• _Task instructions_
Copy the listing below in full and skip every picture.

----

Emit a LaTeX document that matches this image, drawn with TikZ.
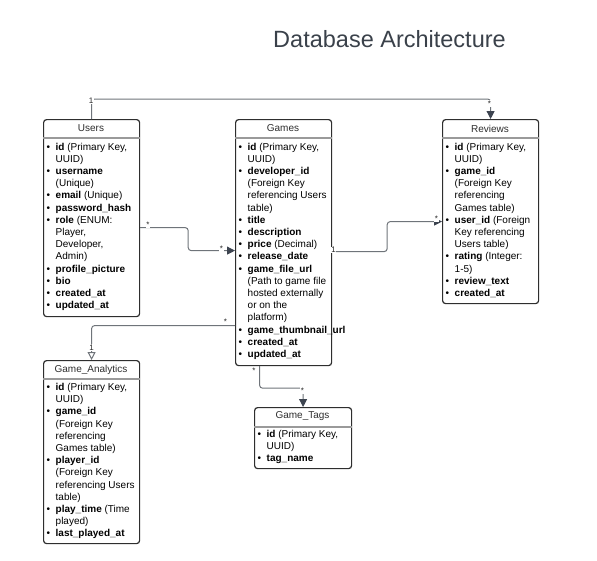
\documentclass[tikz,border=0pt]{standalone}
\usepackage{fontspec}
\setmainfont{Liberation Sans}
\usetikzlibrary{arrows.meta,calc}
\definecolor{boxline}{HTML}{2E2E2E}
\definecolor{hdrline}{HTML}{9A9A9A}
\definecolor{connline}{HTML}{6F747A}
\definecolor{tipcol}{HTML}{3D4450}
\definecolor{titlecol}{HTML}{3A414A}
\newcommand{\bit}[2]{\makebox[9pt][l]{\textbullet}\textbf{#1}#2}
\newcommand{\cnt}[1]{\hspace*{9pt}#1}
\tikzset{
  ebox/.style={draw=boxline, line width=1.2pt, rounded corners=3pt, inner sep=0pt, anchor=north west, fill=white},
  hdr/.style={draw=hdrline, line width=1.8pt},
  ettl/.style={inner sep=0pt, font=\fontsize{10}{12}\selectfont, text=boxline},
  ebody/.style={inner sep=0pt, anchor=base west, font=\fontsize{10}{12.2}\selectfont},
  conn/.style={draw=connline, line width=1pt, rounded corners=3pt},
  filltip/.style={-{Triangle[length=8pt,width=8pt,fill=tipcol,color=tipcol]}},
  opentip/.style={-{Triangle[open,length=8pt,width=8pt,fill=white,color=connline]}},
  mult/.style={inner sep=0.6pt, fill=white, font=\fontsize{8}{9}\selectfont, text=black!85}
}
\begin{document}
\begin{tikzpicture}[x=1pt,y=-1pt]
\useasboundingbox (0,0) rectangle (597,560);
\node[anchor=base, inner sep=0pt, text=titlecol, font=\fontsize{23.5}{28}\selectfont] (title) at (389.5,47.5) {Database Architecture};

% Users
\node[ebox, minimum width=96pt, minimum height=197pt] (users) at (43,119) {};
\draw[hdr] ([yshift=-19pt]users.north west) -- ([yshift=-19pt]users.north east);
\node[ettl] (users-t) at (91,128.5) {Users};
\node[ebody] (users-b) at (46.5,150) {\parbox[t]{110pt}{%
\bit{id}{ (Primary Key,}\\
\cnt{UUID)}\\
\bit{username}{}\\
\cnt{(Unique)}\\
\bit{email}{ (Unique)}\\
\bit{password\_hash}{}\\
\bit{role}{ (ENUM:}\\
\cnt{Player,}\\
\cnt{Developer,}\\
\cnt{Admin)}\\
\bit{profile\_picture}{}\\
\bit{bio}{}\\
\bit{created\_at}{}\\
\bit{updated\_at}{}}};

% Games
\node[ebox, minimum width=96pt, minimum height=246pt] (games) at (235,119) {};
\draw[hdr] ([yshift=-19pt]games.north west) -- ([yshift=-19pt]games.north east);
\node[ettl] (games-t) at (283,128.5) {Games};
\node[ebody] (games-b) at (238.5,150) {\parbox[t]{110pt}{%
\bit{id}{ (Primary Key,}\\
\cnt{UUID)}\\
\bit{developer\_id}{}\\
\cnt{(Foreign Key}\\
\cnt{referencing Users}\\
\cnt{table)}\\
\bit{title}{}\\
\bit{description}{}\\
\bit{price}{ (Decimal)}\\
\bit{release\_date}{}\\
\bit{game\_file\_url}{}\\
\cnt{(Path to game file}\\
\cnt{hosted externally}\\
\cnt{or on the}\\
\cnt{platform)}\\
\bit{game\_thumbnail\_url}{}\\
\bit{created\_at}{}\\
\bit{updated\_at}{}}};

% Reviews
\node[ebox, minimum width=96pt, minimum height=184pt] (reviews) at (442,119) {};
\draw[hdr] ([yshift=-19pt]reviews.north west) -- ([yshift=-19pt]reviews.north east);
\node[ettl] (reviews-t) at (490,128.5) {Reviews};
\node[ebody] (reviews-b) at (445.5,150) {\parbox[t]{110pt}{%
\bit{id}{ (Primary Key,}\\
\cnt{UUID)}\\
\bit{game\_id}{}\\
\cnt{(Foreign Key}\\
\cnt{referencing}\\
\cnt{Games table)}\\
\bit{user\_id}{ (Foreign}\\
\cnt{Key referencing}\\
\cnt{Users table)}\\
\bit{rating}{ (Integer:}\\
\cnt{1-5)}\\
\bit{review\_text}{}\\
\bit{created\_at}{}}};

% Game_Analytics
\node[ebox, minimum width=96pt, minimum height=183pt] (analytics) at (43,360) {};
\draw[hdr] ([yshift=-19pt]analytics.north west) -- ([yshift=-19pt]analytics.north east);
\node[ettl] (analytics-t) at (91,369.5) {Game\_Analytics};
\node[ebody] (analytics-b) at (46.5,390.5) {\parbox[t]{110pt}{%
\bit{id}{ (Primary Key,}\\
\cnt{UUID)}\\
\bit{game\_id}{}\\
\cnt{(Foreign Key}\\
\cnt{referencing}\\
\cnt{Games table)}\\
\bit{player\_id}{}\\
\cnt{(Foreign Key}\\
\cnt{referencing Users}\\
\cnt{table)}\\
\bit{play\_time}{ (Time}\\
\cnt{played)}\\
\bit{last\_played\_at}{}}};

% Game_Tags
\node[ebox, minimum width=97pt, minimum height=61pt] (tags) at (254,407) {};
\draw[hdr] ([yshift=-20pt]tags.north west) -- ([yshift=-20pt]tags.north east);
\node[ettl] (tags-t) at (302.5,416.5) {Game\_Tags};
\node[ebody] (tags-b) at (257.5,437.5) {\parbox[t]{110pt}{%
\bit{id}{ (Primary Key,}\\
\cnt{UUID)}\\
\bit{tag\_name}{}}};

% Connectors
\draw[conn, filltip] (users.north) -- ++(0,-20) -| (reviews.north);
\draw[conn, filltip] ([yshift=-9.5pt]users.east) -- ++(48,0) |- ([yshift=-8pt]games.west);
\draw[conn, filltip] ([yshift=-9pt]games.east) -- ++(55,0) |- ([yshift=-10pt]reviews.west);
\draw[conn, opentip] ([yshift=-83pt]games.west) -| (analytics.north);
\draw[conn, filltip] ([xshift=-24pt]games.south) -- ++(0,22) -| (tags.north);

% Multiplicity labels
\node[mult] (m1) at (91,100.5) {1};
\node[mult] (m2) at (489.5,103.5) {*};
\node[mult] (m3) at (148,224.5) {*};
\node[mult] (m4) at (221.5,248.5) {*};
\node[mult] (m5) at (333.5,250) {1};
\node[mult] (m6) at (436.5,219) {*};
\node[mult] (m7) at (225.5,322) {*};
\node[mult] (m8) at (91.5,347.5) {1};
\node[mult] (m9) at (254,371) {*};
\node[mult] (m10) at (302.5,390.5) {*};
\end{tikzpicture}
\end{document}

----

• _Solution_
Emit a LaTeX document that matches this image, drawn with TikZ.
\documentclass[tikz,border=0pt]{standalone}
\usepackage{fontspec}
\setmainfont{Liberation Sans}
\usetikzlibrary{arrows.meta,calc}
\definecolor{boxline}{HTML}{2E2E2E}
\definecolor{hdrline}{HTML}{9A9A9A}
\definecolor{connline}{HTML}{6F747A}
\definecolor{tipcol}{HTML}{3D4450}
\definecolor{titlecol}{HTML}{3A414A}
\newcommand{\bit}[2]{\makebox[9pt][l]{\textbullet}\textbf{#1}#2}
\newcommand{\cnt}[1]{\hspace*{9pt}#1}
\tikzset{
  ebox/.style={draw=boxline, line width=1.2pt, rounded corners=3pt, inner sep=0pt, anchor=north west, fill=white},
  hdr/.style={draw=hdrline, line width=1.8pt},
  ettl/.style={inner sep=0pt, font=\fontsize{10}{12}\selectfont, text=boxline},
  ebody/.style={inner sep=0pt, anchor=base west, font=\fontsize{10}{12.2}\selectfont},
  conn/.style={draw=connline, line width=1pt, rounded corners=3pt},
  filltip/.style={-{Triangle[length=8pt,width=8pt,fill=tipcol,color=tipcol]}},
  opentip/.style={-{Triangle[open,length=8pt,width=8pt,fill=white,color=connline]}},
  mult/.style={inner sep=0.6pt, fill=white, font=\fontsize{8}{9}\selectfont, text=black!85}
}
\begin{document}
\begin{tikzpicture}[x=1pt,y=-1pt]
\useasboundingbox (0,0) rectangle (597,560);
\node[anchor=base, inner sep=0pt, text=titlecol, font=\fontsize{23.5}{28}\selectfont] (title) at (389.5,47.5) {Database Architecture};

% Users
\node[ebox, minimum width=96pt, minimum height=197pt] (users) at (43,119) {};
\draw[hdr] ([yshift=-19pt]users.north west) -- ([yshift=-19pt]users.north east);
\node[ettl] (users-t) at (91,128.5) {Users};
\node[ebody] (users-b) at (46.5,150) {\parbox[t]{110pt}{%
\bit{id}{ (Primary Key,}\\
\cnt{UUID)}\\
\bit{username}{}\\
\cnt{(Unique)}\\
\bit{email}{ (Unique)}\\
\bit{password\_hash}{}\\
\bit{role}{ (ENUM:}\\
\cnt{Player,}\\
\cnt{Developer,}\\
\cnt{Admin)}\\
\bit{profile\_picture}{}\\
\bit{bio}{}\\
\bit{created\_at}{}\\
\bit{updated\_at}{}}};

% Games
\node[ebox, minimum width=96pt, minimum height=246pt] (games) at (235,119) {};
\draw[hdr] ([yshift=-19pt]games.north west) -- ([yshift=-19pt]games.north east);
\node[ettl] (games-t) at (283,128.5) {Games};
\node[ebody] (games-b) at (238.5,150) {\parbox[t]{110pt}{%
\bit{id}{ (Primary Key,}\\
\cnt{UUID)}\\
\bit{developer\_id}{}\\
\cnt{(Foreign Key}\\
\cnt{referencing Users}\\
\cnt{table)}\\
\bit{title}{}\\
\bit{description}{}\\
\bit{price}{ (Decimal)}\\
\bit{release\_date}{}\\
\bit{game\_file\_url}{}\\
\cnt{(Path to game file}\\
\cnt{hosted externally}\\
\cnt{or on the}\\
\cnt{platform)}\\
\bit{game\_thumbnail\_url}{}\\
\bit{created\_at}{}\\
\bit{updated\_at}{}}};

% Reviews
\node[ebox, minimum width=96pt, minimum height=184pt] (reviews) at (442,119) {};
\draw[hdr] ([yshift=-19pt]reviews.north west) -- ([yshift=-19pt]reviews.north east);
\node[ettl] (reviews-t) at (490,128.5) {Reviews};
\node[ebody] (reviews-b) at (445.5,150) {\parbox[t]{110pt}{%
\bit{id}{ (Primary Key,}\\
\cnt{UUID)}\\
\bit{game\_id}{}\\
\cnt{(Foreign Key}\\
\cnt{referencing}\\
\cnt{Games table)}\\
\bit{user\_id}{ (Foreign}\\
\cnt{Key referencing}\\
\cnt{Users table)}\\
\bit{rating}{ (Integer:}\\
\cnt{1-5)}\\
\bit{review\_text}{}\\
\bit{created\_at}{}}};

% Game_Analytics
\node[ebox, minimum width=96pt, minimum height=183pt] (analytics) at (43,360) {};
\draw[hdr] ([yshift=-19pt]analytics.north west) -- ([yshift=-19pt]analytics.north east);
\node[ettl] (analytics-t) at (91,369.5) {Game\_Analytics};
\node[ebody] (analytics-b) at (46.5,390.5) {\parbox[t]{110pt}{%
\bit{id}{ (Primary Key,}\\
\cnt{UUID)}\\
\bit{game\_id}{}\\
\cnt{(Foreign Key}\\
\cnt{referencing}\\
\cnt{Games table)}\\
\bit{player\_id}{}\\
\cnt{(Foreign Key}\\
\cnt{referencing Users}\\
\cnt{table)}\\
\bit{play\_time}{ (Time}\\
\cnt{played)}\\
\bit{last\_played\_at}{}}};

% Game_Tags
\node[ebox, minimum width=97pt, minimum height=61pt] (tags) at (254,407) {};
\draw[hdr] ([yshift=-20pt]tags.north west) -- ([yshift=-20pt]tags.north east);
\node[ettl] (tags-t) at (302.5,416.5) {Game\_Tags};
\node[ebody] (tags-b) at (257.5,437.5) {\parbox[t]{110pt}{%
\bit{id}{ (Primary Key,}\\
\cnt{UUID)}\\
\bit{tag\_name}{}}};

% Connectors
\draw[conn, filltip] (users.north) -- ++(0,-20) -| (reviews.north);
\draw[conn, filltip] ([yshift=-9.5pt]users.east) -- ++(48,0) |- ([yshift=-8pt]games.west);
\draw[conn, filltip] ([yshift=-9pt]games.east) -- ++(55,0) |- ([yshift=-10pt]reviews.west);
\draw[conn, opentip] ([yshift=-83pt]games.west) -| (analytics.north);
\draw[conn, filltip] ([xshift=-24pt]games.south) -- ++(0,22) -| (tags.north);

% Multiplicity labels
\node[mult] (m1) at (91,100.5) {1};
\node[mult] (m2) at (489.5,103.5) {*};
\node[mult] (m3) at (148,224.5) {*};
\node[mult] (m4) at (221.5,248.5) {*};
\node[mult] (m5) at (333.5,250) {1};
\node[mult] (m6) at (436.5,219) {*};
\node[mult] (m7) at (225.5,322) {*};
\node[mult] (m8) at (91.5,347.5) {1};
\node[mult] (m9) at (254,371) {*};
\node[mult] (m10) at (302.5,390.5) {*};
\end{tikzpicture}
\end{document}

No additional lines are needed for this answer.